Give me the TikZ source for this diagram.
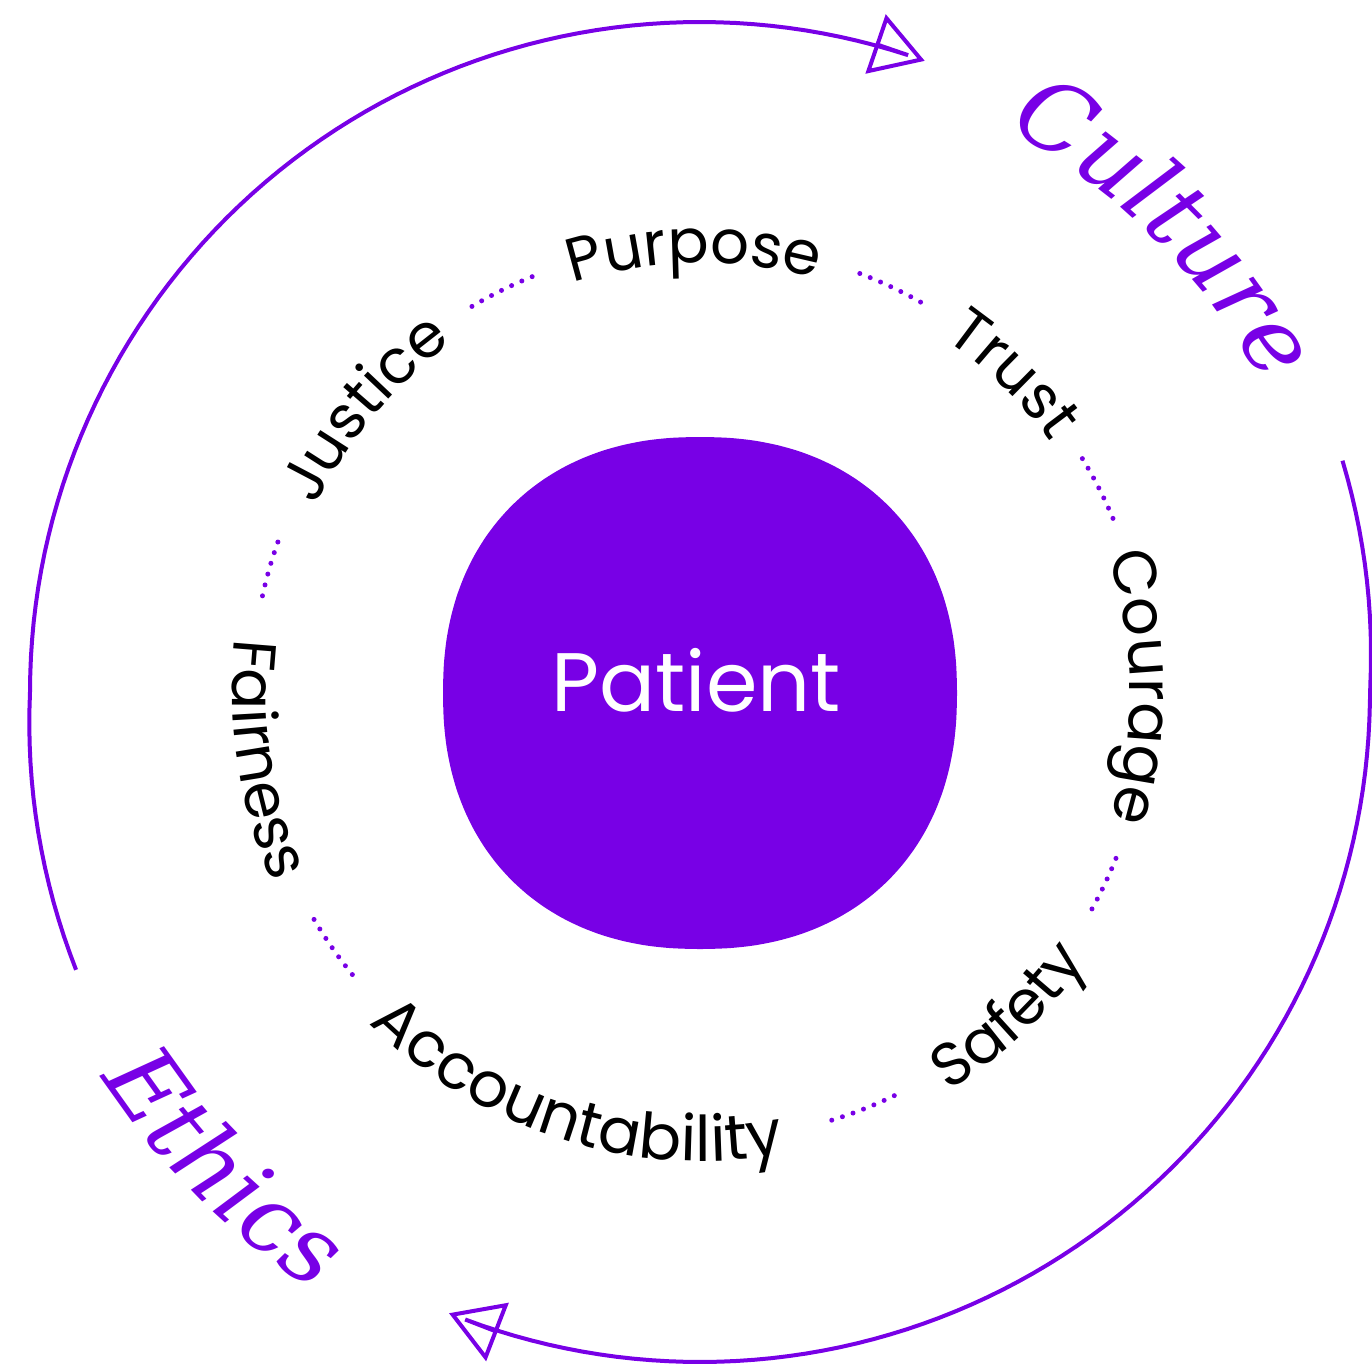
--
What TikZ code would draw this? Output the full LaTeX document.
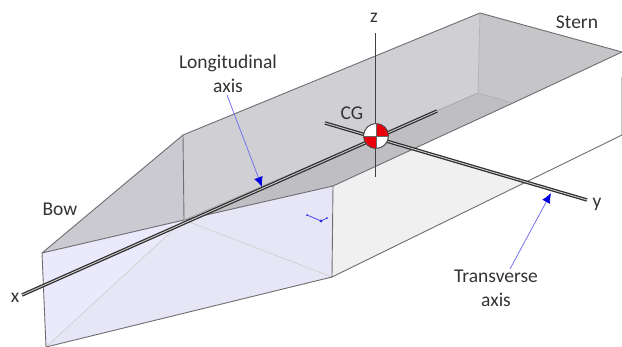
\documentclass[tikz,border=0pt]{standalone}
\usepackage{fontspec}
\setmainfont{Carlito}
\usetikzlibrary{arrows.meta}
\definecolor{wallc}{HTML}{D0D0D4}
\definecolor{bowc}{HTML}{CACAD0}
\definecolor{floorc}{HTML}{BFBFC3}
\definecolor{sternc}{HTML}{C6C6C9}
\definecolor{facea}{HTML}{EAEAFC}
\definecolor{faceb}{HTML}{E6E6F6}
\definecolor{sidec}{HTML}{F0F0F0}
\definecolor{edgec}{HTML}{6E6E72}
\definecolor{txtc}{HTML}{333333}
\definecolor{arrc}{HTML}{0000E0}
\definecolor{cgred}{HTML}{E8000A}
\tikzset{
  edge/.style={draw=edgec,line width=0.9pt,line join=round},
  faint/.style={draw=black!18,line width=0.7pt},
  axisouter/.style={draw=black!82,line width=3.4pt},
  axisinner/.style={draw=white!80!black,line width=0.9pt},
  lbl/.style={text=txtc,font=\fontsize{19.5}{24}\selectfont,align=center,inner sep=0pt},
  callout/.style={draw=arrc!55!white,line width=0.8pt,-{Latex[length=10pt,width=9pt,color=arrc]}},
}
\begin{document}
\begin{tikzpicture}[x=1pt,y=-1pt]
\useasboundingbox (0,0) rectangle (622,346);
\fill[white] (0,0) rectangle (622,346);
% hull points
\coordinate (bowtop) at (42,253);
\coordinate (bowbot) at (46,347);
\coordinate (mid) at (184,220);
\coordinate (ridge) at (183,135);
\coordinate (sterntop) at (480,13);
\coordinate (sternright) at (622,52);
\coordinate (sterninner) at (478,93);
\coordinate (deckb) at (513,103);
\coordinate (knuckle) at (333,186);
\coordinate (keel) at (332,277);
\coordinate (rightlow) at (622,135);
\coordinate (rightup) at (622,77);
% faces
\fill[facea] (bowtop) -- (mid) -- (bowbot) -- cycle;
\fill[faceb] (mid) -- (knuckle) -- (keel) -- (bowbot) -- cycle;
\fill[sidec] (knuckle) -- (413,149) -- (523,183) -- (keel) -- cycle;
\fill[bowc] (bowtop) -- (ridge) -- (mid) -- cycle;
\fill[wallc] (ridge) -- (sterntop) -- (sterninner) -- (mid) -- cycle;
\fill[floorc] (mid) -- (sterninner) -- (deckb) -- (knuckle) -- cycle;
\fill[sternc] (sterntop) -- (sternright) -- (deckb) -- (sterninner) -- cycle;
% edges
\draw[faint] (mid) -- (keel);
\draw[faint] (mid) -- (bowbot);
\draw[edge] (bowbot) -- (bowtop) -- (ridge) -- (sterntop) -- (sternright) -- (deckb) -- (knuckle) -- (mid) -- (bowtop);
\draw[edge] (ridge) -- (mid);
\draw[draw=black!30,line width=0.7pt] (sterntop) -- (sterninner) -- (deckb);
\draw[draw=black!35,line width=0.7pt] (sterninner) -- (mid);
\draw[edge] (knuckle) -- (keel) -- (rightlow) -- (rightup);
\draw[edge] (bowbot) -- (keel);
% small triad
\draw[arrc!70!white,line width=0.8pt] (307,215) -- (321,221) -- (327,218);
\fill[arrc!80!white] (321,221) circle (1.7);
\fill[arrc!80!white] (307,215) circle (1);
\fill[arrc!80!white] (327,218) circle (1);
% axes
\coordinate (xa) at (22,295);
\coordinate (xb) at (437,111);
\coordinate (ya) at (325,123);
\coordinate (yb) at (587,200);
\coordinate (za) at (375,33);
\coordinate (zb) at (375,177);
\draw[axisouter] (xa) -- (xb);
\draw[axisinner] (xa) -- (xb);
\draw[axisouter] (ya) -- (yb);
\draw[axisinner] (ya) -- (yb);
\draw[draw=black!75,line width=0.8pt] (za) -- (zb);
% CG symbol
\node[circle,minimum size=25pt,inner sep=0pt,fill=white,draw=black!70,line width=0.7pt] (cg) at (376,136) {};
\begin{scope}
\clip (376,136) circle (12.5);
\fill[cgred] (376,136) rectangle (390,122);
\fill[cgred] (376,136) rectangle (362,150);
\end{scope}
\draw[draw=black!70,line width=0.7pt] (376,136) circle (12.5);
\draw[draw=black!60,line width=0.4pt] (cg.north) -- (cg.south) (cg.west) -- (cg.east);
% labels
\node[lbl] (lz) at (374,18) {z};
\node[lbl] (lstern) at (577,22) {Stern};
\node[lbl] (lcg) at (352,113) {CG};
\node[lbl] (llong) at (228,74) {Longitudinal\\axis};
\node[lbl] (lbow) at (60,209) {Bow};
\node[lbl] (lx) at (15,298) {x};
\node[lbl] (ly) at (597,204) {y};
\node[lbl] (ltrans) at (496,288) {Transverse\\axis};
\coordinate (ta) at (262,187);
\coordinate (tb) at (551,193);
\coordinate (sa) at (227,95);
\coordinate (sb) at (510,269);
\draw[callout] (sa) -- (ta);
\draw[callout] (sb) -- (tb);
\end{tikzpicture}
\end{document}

> **REQUIRED TASK**
Read through the entries and copy each line in which "this" appears.

> **WRITTEN RESPONSE**
Give me the TikZ source for this diagram.
What TikZ code would draw this? Output the full LaTeX document.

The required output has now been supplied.